• **GOAL**:
Wherever "this" appears in a line, list that line.

• **SUPPLIED MATERIAL**:
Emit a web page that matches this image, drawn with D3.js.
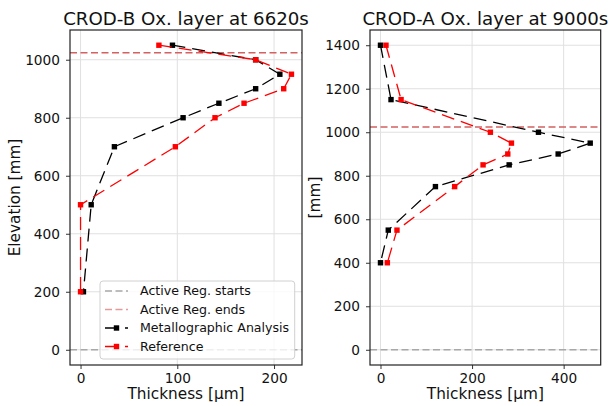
==
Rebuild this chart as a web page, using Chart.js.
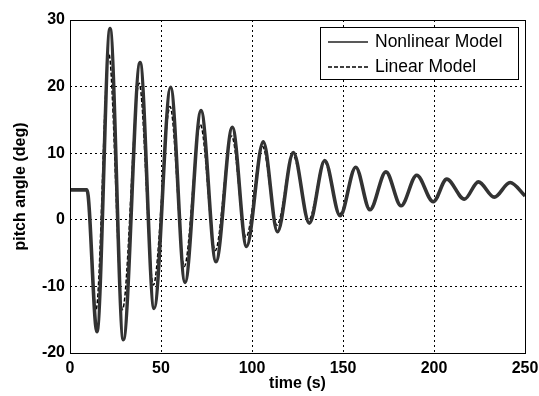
* * *
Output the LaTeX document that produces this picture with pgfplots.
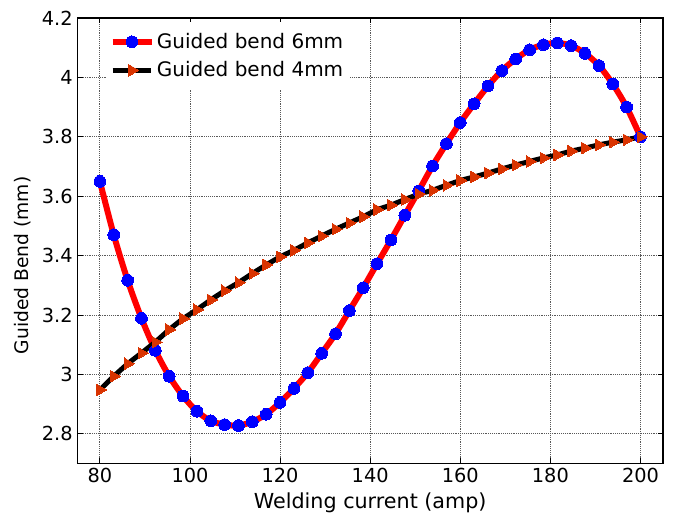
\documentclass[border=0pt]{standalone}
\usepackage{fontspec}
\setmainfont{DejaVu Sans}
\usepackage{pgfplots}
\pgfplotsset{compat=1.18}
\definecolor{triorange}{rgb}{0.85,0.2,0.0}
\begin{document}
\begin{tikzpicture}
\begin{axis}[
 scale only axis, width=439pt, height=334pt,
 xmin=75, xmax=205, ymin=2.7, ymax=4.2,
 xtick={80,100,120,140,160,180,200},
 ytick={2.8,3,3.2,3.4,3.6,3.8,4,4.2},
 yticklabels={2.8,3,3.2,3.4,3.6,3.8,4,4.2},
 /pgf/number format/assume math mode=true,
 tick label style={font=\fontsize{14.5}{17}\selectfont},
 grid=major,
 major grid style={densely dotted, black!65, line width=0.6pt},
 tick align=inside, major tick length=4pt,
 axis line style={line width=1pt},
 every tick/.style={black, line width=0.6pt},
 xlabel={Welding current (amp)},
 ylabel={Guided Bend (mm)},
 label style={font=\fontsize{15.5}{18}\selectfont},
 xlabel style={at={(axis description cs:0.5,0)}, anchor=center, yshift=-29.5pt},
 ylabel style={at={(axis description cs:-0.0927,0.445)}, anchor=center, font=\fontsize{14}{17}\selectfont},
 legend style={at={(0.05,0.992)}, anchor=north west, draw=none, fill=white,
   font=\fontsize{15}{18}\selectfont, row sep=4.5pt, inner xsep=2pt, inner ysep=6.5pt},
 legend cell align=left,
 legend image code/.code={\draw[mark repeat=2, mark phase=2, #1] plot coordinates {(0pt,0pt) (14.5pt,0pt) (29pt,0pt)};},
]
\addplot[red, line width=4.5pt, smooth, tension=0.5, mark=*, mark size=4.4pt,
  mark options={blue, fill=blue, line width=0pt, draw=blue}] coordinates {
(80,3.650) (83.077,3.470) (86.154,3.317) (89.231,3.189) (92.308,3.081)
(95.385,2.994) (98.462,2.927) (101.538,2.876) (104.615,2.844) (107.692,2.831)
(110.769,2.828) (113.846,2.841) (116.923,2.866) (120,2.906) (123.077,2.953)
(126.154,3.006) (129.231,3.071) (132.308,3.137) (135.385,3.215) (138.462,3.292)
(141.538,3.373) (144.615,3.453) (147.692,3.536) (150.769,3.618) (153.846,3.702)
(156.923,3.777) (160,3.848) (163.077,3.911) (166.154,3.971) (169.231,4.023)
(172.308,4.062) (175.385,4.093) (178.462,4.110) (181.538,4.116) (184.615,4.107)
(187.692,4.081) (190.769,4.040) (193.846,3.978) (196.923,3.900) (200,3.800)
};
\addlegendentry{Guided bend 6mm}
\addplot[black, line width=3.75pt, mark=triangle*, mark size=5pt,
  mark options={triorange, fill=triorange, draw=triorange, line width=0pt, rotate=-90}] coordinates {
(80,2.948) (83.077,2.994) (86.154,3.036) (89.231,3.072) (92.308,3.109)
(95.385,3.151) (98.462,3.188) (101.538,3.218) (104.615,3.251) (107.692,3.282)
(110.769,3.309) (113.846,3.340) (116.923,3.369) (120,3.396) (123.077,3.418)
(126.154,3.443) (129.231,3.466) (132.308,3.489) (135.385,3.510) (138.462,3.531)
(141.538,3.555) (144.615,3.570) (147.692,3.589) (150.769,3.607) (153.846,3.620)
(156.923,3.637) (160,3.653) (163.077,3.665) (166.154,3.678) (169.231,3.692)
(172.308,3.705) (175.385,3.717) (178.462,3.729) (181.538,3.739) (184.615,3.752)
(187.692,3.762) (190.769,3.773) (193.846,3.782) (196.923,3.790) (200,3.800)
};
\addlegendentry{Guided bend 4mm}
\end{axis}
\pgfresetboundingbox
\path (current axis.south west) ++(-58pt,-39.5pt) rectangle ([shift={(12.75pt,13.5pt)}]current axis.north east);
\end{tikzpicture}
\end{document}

• **EXERCISE RESULT**:
Emit a web page that matches this image, drawn with D3.js.
Rebuild this chart as a web page, using Chart.js.
Output the LaTeX document that produces this picture with pgfplots.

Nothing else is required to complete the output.